T-Bird, I don't think you have anything to worry about on that score. You're definitely not a flamer, and you've made some very valuable contributions to this thread.
Myself, I'm mainly a pagan-friendly Christian, and in addition to practicing the Christian faith, I also practice a faith that gets classified as pagan a lot of the time, and certainly has a lot in common with Western paganism, that of the Dakota Sacred Pipe. Of course, many Dakota/Lakota/Nakota I know would tell you that their spiritual ways are in fact monotheistic. There is a creator god in their mythos: Grandfather Great Spirit. The Goddess motif is also present, and I see no conflict. A Grandfather needs a Grandmother, and so the Dakota call the earth Grandmother.
So I'm very careful never to question or debunk another person's spiritual beliefs, since I think the whole framework of spiritual belief systems, including my own Christian and Pipe ways, is just a gauzy metaphor through which we get a glimpse of Unity. Thus I'm probably not quite as skeptical of neopagan claims as you are, but I'm a little skeptical when they venture into historical claims that may well be true (rather than spiritual claims, whose truth is in their meaning, not their happening), but my understanding of history and how it works (my father is a historian) tells me that there's no way we could know for sure some of the things that are claimed as certain fact about the distant past by a lot of neopagans. Many of the claims strike me as more wishful thinking as anything else--though I must add that people of my own faith are often guilty of the same thing.

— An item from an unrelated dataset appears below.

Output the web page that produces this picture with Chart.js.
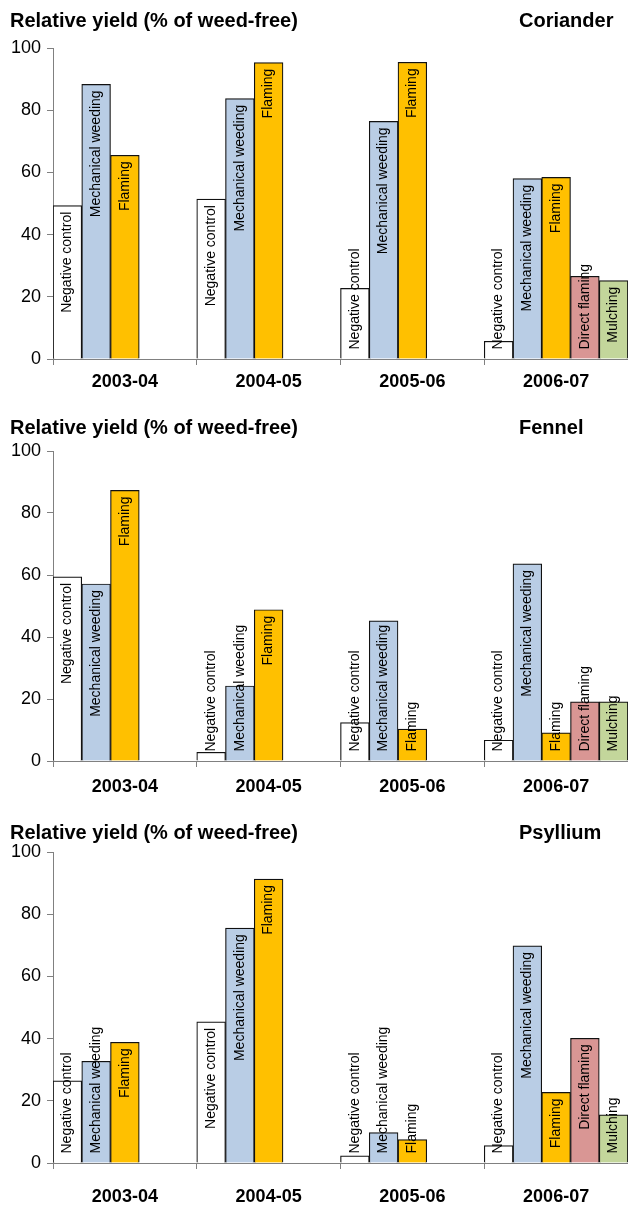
<!DOCTYPE html>
<html>
<head>
<meta charset="utf-8">
<script src="https://cdn.jsdelivr.net/npm/chart.js@4"></script>
<style>
  body { margin: 0; background: #fff; font-family: "Liberation Sans", Arial, sans-serif; }
  #page { position: relative; width: 628px; height: 1205px; overflow: hidden; }
  canvas { position: absolute; left: 0; }
  .ttl { position: absolute; font-weight: bold; font-size: 20px; line-height: 22px; color: #000; z-index: 2; white-space: nowrap; }
</style>
</head>
<body>
<div id="page">
  <div class="ttl" style="left:10px;top:9px">Relative yield (% of weed-free)</div>
  <div class="ttl" style="left:519px;top:9px">Coriander</div>
  <canvas id="c1" width="628" height="370" style="top:30px"></canvas>

  <div class="ttl" style="left:10px;top:416px">Relative yield (% of weed-free)</div>
  <div class="ttl" style="left:519px;top:416px">Fennel</div>
  <canvas id="c2" width="628" height="370" style="top:430px"></canvas>

  <div class="ttl" style="left:10px;top:821px">Relative yield (% of weed-free)</div>
  <div class="ttl" style="left:519px;top:821px">Psyllium</div>
  <canvas id="c3" width="628" height="373" style="top:832px"></canvas>
</div>
<script>
var categories = ['2003-04', '2004-05', '2005-06', '2006-07']
var treatments = ['Negative control', 'Mechanical weeding', 'Flaming', 'Direct flaming', 'Mulching']
var yTicks = [0, 20, 40, 60, 80, 100]

var corianderNeg    = [49.3, 51.4, 22.7, 5.7]
var corianderMech   = [88.3, 83.7, 76.4, 58.0]
var corianderFlam   = [65.5, 95.3, 95.4, 58.4]
var corianderDirect = [null, null, null, 26.6]
var corianderMulch  = [null, null, null, 25.2]

var fennelNeg    = [59.4, 2.8, 12.4, 6.7]
var fennelMech   = [57.1, 24.2, 45.2, 63.6]
var fennelFlam   = [87.3, 48.8, 10.3, 9.1]
var fennelDirect = [null, null, null, 19.1]
var fennelMulch  = [null, null, null, 19.1]

var psylliumNeg    = [26.4, 45.4, 2.3, 5.6]
var psylliumMech   = [32.7, 75.5, 9.8, 69.8]
var psylliumFlam   = [38.8, 91.3, 7.5, 22.7]
var psylliumDirect = [null, null, null, 40.1]
var psylliumMulch  = [null, null, null, 15.5]

var colors = ['#ffffff', '#b9cde5', '#ffc000', '#d99694', '#c3d69b']
var axisColor = '#808080'

// vertical labels written inside the bars, pushed up when the bar is too short
var barLabels = {
    id: 'barLabels',
    afterDatasetsDraw: function(chart) {
        var ctx = chart.ctx
        ctx.save()
        ctx.font = '14px "Liberation Sans", Arial, sans-serif'
        ctx.fillStyle = '#000'
        ctx.textAlign = 'left'
        ctx.textBaseline = 'middle'
        chart.data.datasets.forEach(function(ds, i) {
            var meta = chart.getDatasetMeta(i)
            meta.data.forEach(function(bar, j) {
                if (ds.data[j] == null) return
                var w = ctx.measureText(ds.label).width
                var top = bar.y + 6
                if (top + w > bar.base - 9) top = bar.base - 9 - w
                ctx.save()
                ctx.translate(bar.x, top + w)
                ctx.rotate(-Math.PI / 2)
                ctx.fillText(ds.label, 0, 0)
                ctx.restore()
            })
        })
        ctx.restore()
    }
}

function makeChart(id, series, padTop, xHeight, labelPad) {
    var datasets = series.map(function(vals, i) {
        return {
            label: treatments[i],
            data: vals,
            backgroundColor: colors[i],
            borderColor: '#111',
            borderWidth: 1.2,
            categoryPercentage: 1,
            barPercentage: 1
        }
    })
    return new Chart(document.getElementById(id), {
        type: 'bar',
        data: { labels: categories, datasets: datasets },
        plugins: [barLabels],
        options: {
            responsive: false,
            animation: false,
            layout: { padding: { top: padTop, right: 0, bottom: 0, left: 0 } },
            plugins: { legend: { display: false }, tooltip: { enabled: false } },
            scales: {
                x: {
                    grid: { offset: true, drawOnChartArea: false, drawTicks: true, tickLength: 6, color: axisColor },
                    border: { display: true, color: axisColor, width: 1 },
                    ticks: { color: '#000', padding: labelPad, font: { family: '"Liberation Sans", Arial, sans-serif', size: 18, weight: 'bold' } },
                    afterFit: function(s) { s.height = xHeight }
                },
                y: {
                    min: 0,
                    max: 100,
                    afterBuildTicks: function(s) { s.ticks = yTicks.map(function(v) { return { value: v } }) },
                    grid: { drawOnChartArea: false, drawTicks: true, tickLength: 6, color: axisColor },
                    border: { display: true, color: axisColor, width: 1 },
                    ticks: { color: '#000', padding: 6, font: { family: '"Liberation Sans", Arial, sans-serif', size: 18 } },
                    afterFit: function(s) { s.width = 53 }
                }
            }
        }
    })
}

makeChart('c1', [corianderNeg, corianderMech, corianderFlam, corianderDirect, corianderMulch], 18, 41, 6)
makeChart('c2', [fennelNeg, fennelMech, fennelFlam, fennelDirect, fennelMulch], 21, 39, 9)
makeChart('c3', [psylliumNeg, psylliumMech, psylliumFlam, psylliumDirect, psylliumMulch], 20, 42, 17)
</script>
</body>
</html>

But then I'm skeptical of many of the historical claims of my own faith(s). I don't believe that a universal flood literally happened (although I think it's entirely possible that it does come from some specific cataclysmic flood, like perhaps the filling of the Black Sea at the end of the last Ice Age), or that Methuselah, if he existed, actually lived 900 years, or that Eve was made from Adam's rib, or that the two of them, if they aren't just mythic archetypes and were real people, were actually the true "first humans." By similar token, I don't believe that the Lakota have lived in the sacred Che Sapa (Black Hills) since the dawn of time, or that the Che Sapa are literally where creation began, or that all land came from the back of a giant turtle in the middle of an endless sea (although I love "This Turtle Island" as a metaphor for our continent). The earth-centered creation myths of all our religions are marvelous tales at a symbolic level, but they fly in the face of (and pale in comparison to) the much grander cosmological truth that scientific inquiry has brought us.
Other historical claims, it doesn't particularly matter to me if they're true. I don't need to believe that Mary was actually a Perpetual Virgin, or that Peter actually considered himself the first Pope, in order to be a Christian. I don't need to believe that the White Buffalo Calf Woman story actually happened to believe that the original Pipe at Greengrass is very sacred, or that there's power in the Sacred Pipe way of prayer.
I do believe in the Resurrection, but never claim it as historic fact.
I believe that pagans and neopagans are on a path to the One that is just a valid is my own. I do think we all are mistaken in assigning gender to the Creator; "the Goddess" is just as gender-centric as the old white-haired, bearded Canaanite deity on whom our monotheistic "Yahweh" seems to be based. Creator and creation are far beyond all that, to me. "The Goddess" is just as effective a metaphor as "The God of Abraham," but they're both exactly that: metaphors.
So when someone I know finds spiritual comfort in ritual practice that involves the Goddess, I share in the joy of their path of spiritual discovery. But when historical claims are made that neolithic, pre-literate societies were idyllic, matriarchal, exclusively-Goddess-worshipping societies, all networked together in planet-wide love and harmony until those nasty patriarchal IndoEuropeans or Kurgans or whatever happened along, I cannot agree. The archeological record shows us instead, that sadly women were often devalued in ancient societies as well, if Neanderthal burial practices, for instance, are any indication.
I'm on board for anything spiritually that uplifts and unifies; but I'm with you, Okie, in objecting to "men and Christians (and often Jews and Moslems) are the enemy, if only we could undo everything they've done" type historical claims. I agree that I've not seen that attitude from an 'Catters, they being a special breed. But I have seen it in 3D World, in spades.
Wow, that was much more rambling and far less cohesive than I'd thought. But it does pretty much say what I believe.